Providing time for families is good policy, said Melissa Radcliff, head of the Chapel Hill-based Our Children’s Place, a not-for-profit that advocates for the children of incarcerated parents.
“Visitation helps both in terms of incidents of misbehavior while people are still in prison, and then when people leave they have a support already in place, which then leads to a decrease in recidivism,” Radcliff said. “They’re going back to a known entity, instead of having to re-establish all of those relationships all over again.”
Radcliff said a recent study from the University of Minnesota showed that more-frequent family visits and stronger family ties make prisoners less likely to re-offend once they’re released. The study also showed that having better family relationships makes both finding housing and work more possible. Both are strong factors in whether a prisoner will re-offend.

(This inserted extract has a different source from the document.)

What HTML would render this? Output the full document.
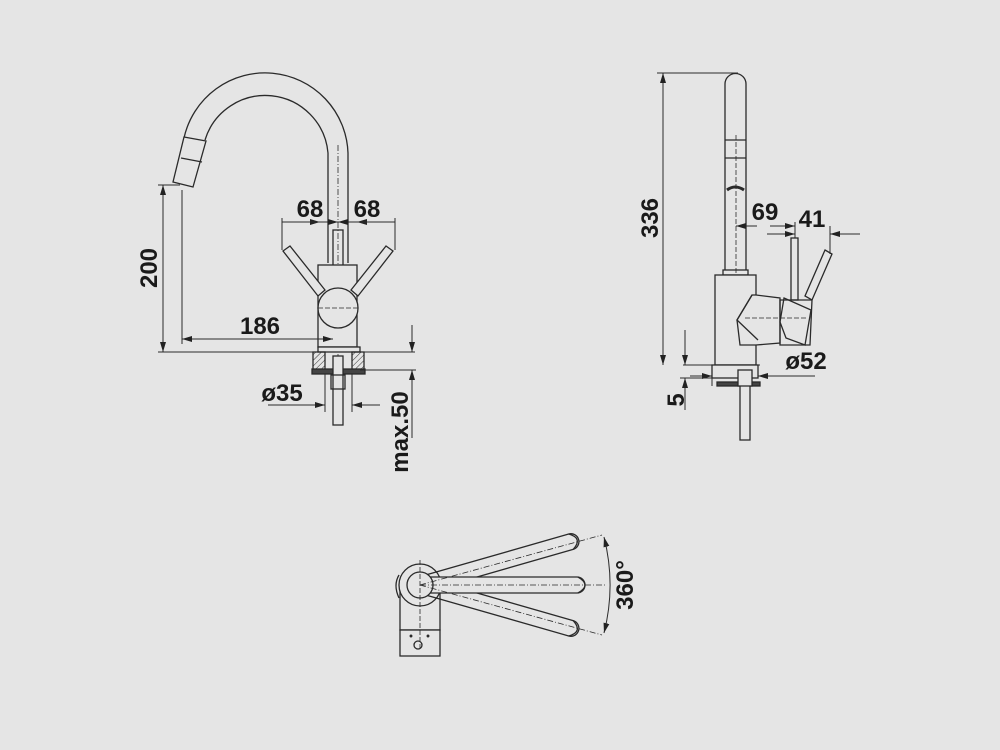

Radcliff pointed out that most inmates in the prison system will eventually be released, and it makes sense to help them to re-integrate successfully. She also said there’s little hard data on how incarceration of a parent really affects kids’ mental health.
“We don’t know in North Carolina how many children have an incarcerated parent,” she said. “Different figures range from 15 to 17 thousand, but if you don’t have that good a number, it’s hard to figure out how many are depressed, have problems in schools, are involved in the criminal-justice system themselves, and how many are doing OK.”
Besides helping organize the visitation day, Radcliff is looking for grant money to survey the children of incarcerated parents in North Carolina.
As the day came to a close, long hugs were followed by the men crowding around the door and waving to their departing kids.
Then they sat down in a circle with moderator Riley Waugh to debrief. Waugh works with inmates in several states.
“It was tough to see them leave,” Ault said.
Waugh told the men they needed to handwrite letters to their kids telling them how much the day meant to them.
“A phone call’s great, but a letter is something they can hold onto. It’s really important,” Waugh said. He pointed out to them that this was just the beginning, and that in some ways parenting from prison is easier than the day-to-day.
“You don’t have to do the discipline, to be there when they’re sick,” he said. But he also told the men that days like this would make it easier to make the transition back to being a full-time parent.
All of the men enthusiastically said how much they appreciated the opportunity to spend the time.
“Is there any way we could improve the day?” Waugh asked.
The men were silent.
Prison program director Alicia Hughes, who had come in on her day off to be at the event, said a number of men involved in planning the event were not present because their kids are too old.
“It helps the morale of the whole place” to get other men involved, Hughes said.
She also said that they wanted to keep it small the first time, but that she was pleased with how the day had gone.
“I enjoy things like this because I have kids of my own, and mine were that small at one time. I don’t see it as work,” Hughes said.
“I would like to do it again and again.”